Raga alapanas should be structured using songs of recognised composers as a guide, she explains, making learning many pieces crucial. “The clues are all in the songs themselves,” she says. The opening phrase of any major kriti, according to her, is a perfect start to bring out the crux of the raga instantly. The charanam illustrates delineation of the lower sancharas. The anupallavi is a roadmap for the upper notes and combining all the octaves provides more dimension. According to Baby, niraval is an art, finding different expressions from different musicians. TMT pointed out K.V. Narayanaswamy for his clarity combined with excellent sense of laya. She took inspiration from Semmangudi Srinivasa Iyer on how to fill in a line beautifully. Students would definitely find it helpful to be given pointers from a trained teacher, for niraval can seem forbidding, she says. “Niraval is not just giving different tunes to a line,” she insists. “It is giving a different dimension of the raga to add to the essence of the lyric”.

The aesthetics of the music is of great importance to Baby. She explains how a plain sangathi is necessary to provide contrast. “One should also know where and what to abstain from.” She pays a lot of attention to the volume — “If I sing a phrase softly, it is because I intend it to be so. Sahitya is important here.” Baby knows the meaning of every word of the song she sings.

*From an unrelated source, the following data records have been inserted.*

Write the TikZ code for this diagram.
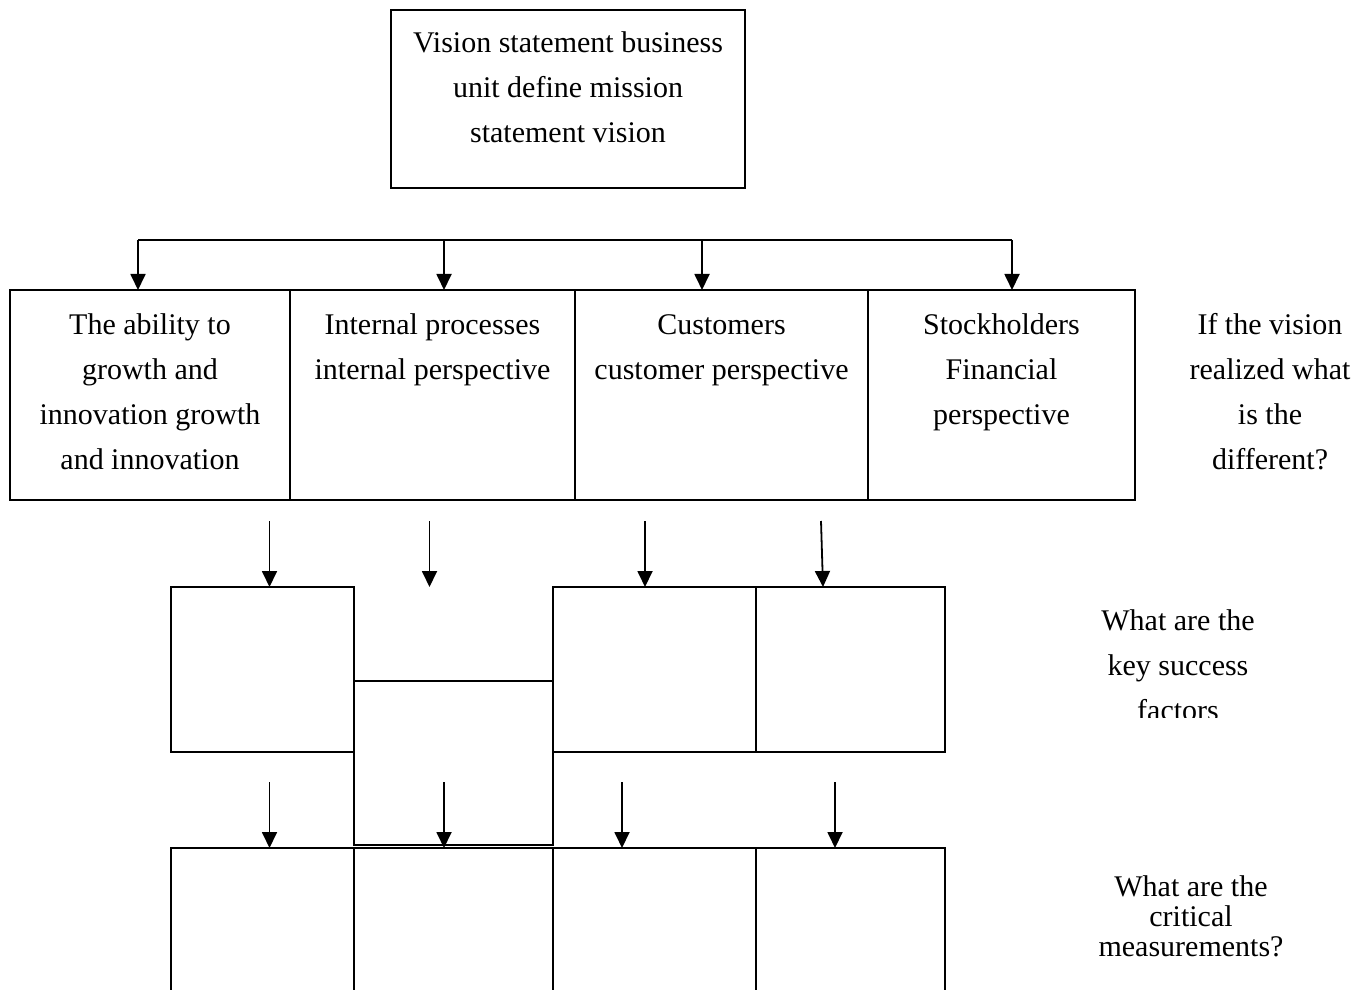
\documentclass[tikz,border=0pt]{standalone}
\usepackage{fontspec}
\setmainfont{Liberation Serif}
\usetikzlibrary{positioning,arrows.meta,calc}
\newcommand{\bodyfont}{\fontsize{15}{22.5}\selectfont}
\newcommand{\tightfont}{\fontsize{15}{15}\selectfont}

\begin{document}
\begin{tikzpicture}[x=0.5pt,y=-0.5pt,
    box/.style={draw,line width=1pt,inner sep=0pt,outer sep=0pt},
    caption/.style={align=center,font=\bodyfont,inner sep=0pt,anchor=base},
    arr/.style={line width=0.9pt,-{Triangle[length=8pt,width=7.5pt]}}]
  \useasboundingbox (0,0) rectangle (1368,989);
  % vision on top (captions sit on the baseline of their last line)
  \node[box,minimum width=177pt,minimum height=89pt] (vis) at (568,99) {};
  \node[caption] (visT) at (568,143) {Vision statement business\\unit define mission\\statement vision};
  % the four perspectives
  \node[box,minimum width=140pt,minimum height=105pt] (grow) at (150,395) {};
  \node[box,minimum width=142.5pt,minimum height=105pt] (intl) at (432.5,395) {};
  \node[box,minimum width=146.5pt,minimum height=105pt] (cust) at (721.5,395) {};
  \node[box,minimum width=133.5pt,minimum height=105pt] (fin) at (1001.5,395) {};
  \node[caption] (growT) at (150,469) {The ability to\\growth and\\innovation growth\\and innovation};
  \node[caption] (intlT) at (432.5,379) {Internal processes\\internal perspective};
  \node[caption] (custT) at (721.5,379) {Customers\\customer perspective};
  \node[caption] (finT) at (1001.5,424) {Stockholders\\Financial\\perspective};
  % key success factors (empty)
  \node[box,minimum width=91.5pt,minimum height=82.5pt] (ksfA) at (262.5,669.5) {};
  \node[box,minimum width=99.5pt,minimum height=82pt] (ksfB) at (453.5,763) {};
  \node[box,minimum width=101.5pt,minimum height=82.5pt] (ksfC) at (654.5,669.5) {};
  \node[box,minimum width=94.5pt,minimum height=82.5pt] (ksfD) at (850.5,669.5) {};
  % critical measurements, cut off by the page
  \node[box,minimum width=91.5pt,minimum height=81pt] (measA) at (262.5,929) {};
  \node[box,minimum width=99.5pt,minimum height=81pt] (measB) at (453.5,929) {};
  \node[box,minimum width=101.5pt,minimum height=81pt] (measC) at (654.5,929) {};
  \node[box,minimum width=94.5pt,minimum height=81pt] (measD) at (850.5,929) {};
  % bus from the vision
  \coordinate (tapA) at (138,240);  \coordinate (tapB) at (444,240);
  \coordinate (tapC) at (702,240);  \coordinate (tapD) at (1012,240);
  \draw[line width=0.9pt] (tapA) -- (tapD);
  \foreach \t/\b in {tapA/grow,tapB/intl,tapC/cust,tapD/fin}
      \draw[arr] (\t) -- (\t |- \b.north);
  % down to the factors
  \coordinate (srcA) at (269.5,521);  \coordinate (srcB) at (429.5,521);
  \coordinate (srcC) at (645,521);    \coordinate (srcD) at (821,521);
  \draw[arr] (srcA) -- (srcA |- ksfA.north);
  \draw[arr] (srcB) -- (srcB |- ksfA.north);
  \draw[arr] (srcC) -- (srcC |- ksfC.north);
  \draw[arr] (srcD) -- ($(srcD |- ksfD.north)+(2,0)$);
  % down to the measurements
  \coordinate (dnA) at (269.5,782);  \coordinate (dnB) at (444,782);
  \coordinate (dnC) at (622,782);    \coordinate (dnD) at (835,782);
  \foreach \t/\b in {dnA/measA,dnB/measB,dnC/measC,dnD/measD}
      \draw[arr] (\t) -- (\t |- \b.north);
  % questions on the right
  \node[caption] (askVision) at (1270,469) {If the vision\\realized what\\is the\\different?};
  \begin{scope}
    \clip (1050,590) rectangle (1320,717);
    \node[caption] (askKsf) at (1178,720) {What are the\\key success\\factors};
  \end{scope}
  \node[caption,font=\tightfont] (askMeas) at (1191,956) {What are the\\critical\\measurements?};
\end{tikzpicture}
\end{document}
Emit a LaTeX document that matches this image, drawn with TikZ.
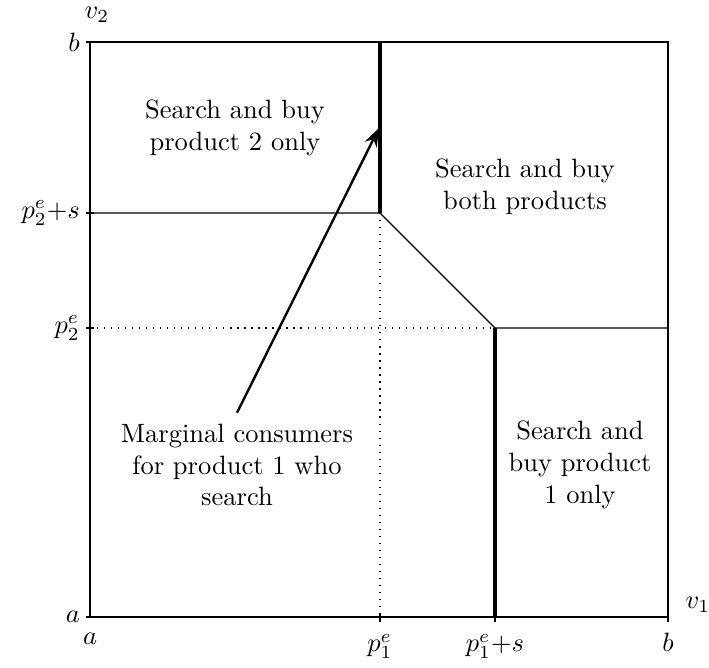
\documentclass[tikz,border=0pt]{standalone}
\usetikzlibrary{arrows.meta}
\begin{document}
\begin{tikzpicture}[x=0.01328cm,y=-0.01328cm,
  thinline/.style={line width=0.45pt},
  boldline/.style={line width=1.3pt},
  guide/.style={line width=0.45pt,dash pattern=on 0.45pt off 2.2pt},
  tick/.style={line width=0.45pt},
  lab/.style={inner sep=1pt},
  region/.style={align=center,inner sep=1pt}]
\useasboundingbox (0,0) rectangle (709,667);
% corner and breakpoint coordinates
\coordinate (O) at (90,617);
\coordinate (TL) at (90,42);
\coordinate (TR) at (668,42);
\coordinate (BR) at (668,617);
\coordinate (L1) at (90,213);
\coordinate (L2) at (90,328);
\coordinate (K1) at (380,213);
\coordinate (K2) at (495,328);
\coordinate (T1) at (380,42);
\coordinate (R2) at (668,328);
\coordinate (B1) at (380,617);
\coordinate (B2) at (495,617);
% frame
\draw[thinline] (TL) -- (O) -- (BR) -- (TR) -- (TL);
% ticks
\foreach \p in {TL,L1,L2,O} \draw[tick] (\p) ++(-4,0) -- ++(8,0);
\foreach \p in {B1,B2,BR} \draw[tick] (\p) ++(0,-4) -- ++(0,9);
% guide lines
\draw[guide] (L2) -- (K2);
\draw[guide] (K1) -- (B1);
% region boundaries
\draw[thinline] (L1) -- (K1) -- (K2) -- (R2);
\draw[boldline] (T1) -- (K1);
\draw[boldline] (K2) -- (B2);
% axis labels
\node[lab] (v2) at (97,15) {$v_2$};
\node[lab] (v1) at (698,605) {$v_1$};
\node[lab,anchor=east] (yb) at (83,42) {$b$};
\node[lab,anchor=east] (ys) at (83,213) {$p_2^e{+}s$};
\node[lab,anchor=east] (ye) at (83,328) {$p_2^e$};
\node[lab,anchor=east] (ya) at (83,617) {$a$};
\node[lab,anchor=north] (xa) at (90,630) {$a$};
\node[lab,anchor=north] (xe) at (380,631) {$p_1^e$};
\node[lab,anchor=north] (xs) at (495,631) {$p_1^e{+}s$};
\node[lab,anchor=north] (xb) at (668,630) {$b$};
% region labels
\node[region] (r2) at (235,128) {Search and buy\\product 2 only};
\node[region] (rb) at (525,187) {Search and buy\\both products};
\node[region] (mc) at (237,465) {Marginal consumers\\for product 1 who\\search};
\node[region] (r1) at (580,465) {Search and\\buy product\\1 only};
% arrow to the marginal segment
\coordinate (tip) at (379,128);
\draw[line width=0.9pt,-{Stealth[length=7pt,width=5pt]}] (mc.north) ++(0,-8) -- (tip);
\end{tikzpicture}
\end{document}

Baby has composed prolifically since the age of eight and in rare ragas like Ambasri, Komalangi, Charukuntalam, Amarasenapriya and more. She has also composed kritis with swaraaksharam (where syllables of notes and lyrics match), three swarajatis in the style of Syama Sastri, Ata tala varnams, thillanas, etc. She has, however, abstained from composing for a decade.

Baby does even household chores, like laundry and cooking, singing all the while. It is when she teaches her son, 20-year-old Bharath Narayan, that she actually sits down to sing. “I don’t go seeking name or fame . I also firmly believe that God will take care of things.” This leaves Dr. Gurumoorthy Baby Sreeram mentally free to explore the depths of music.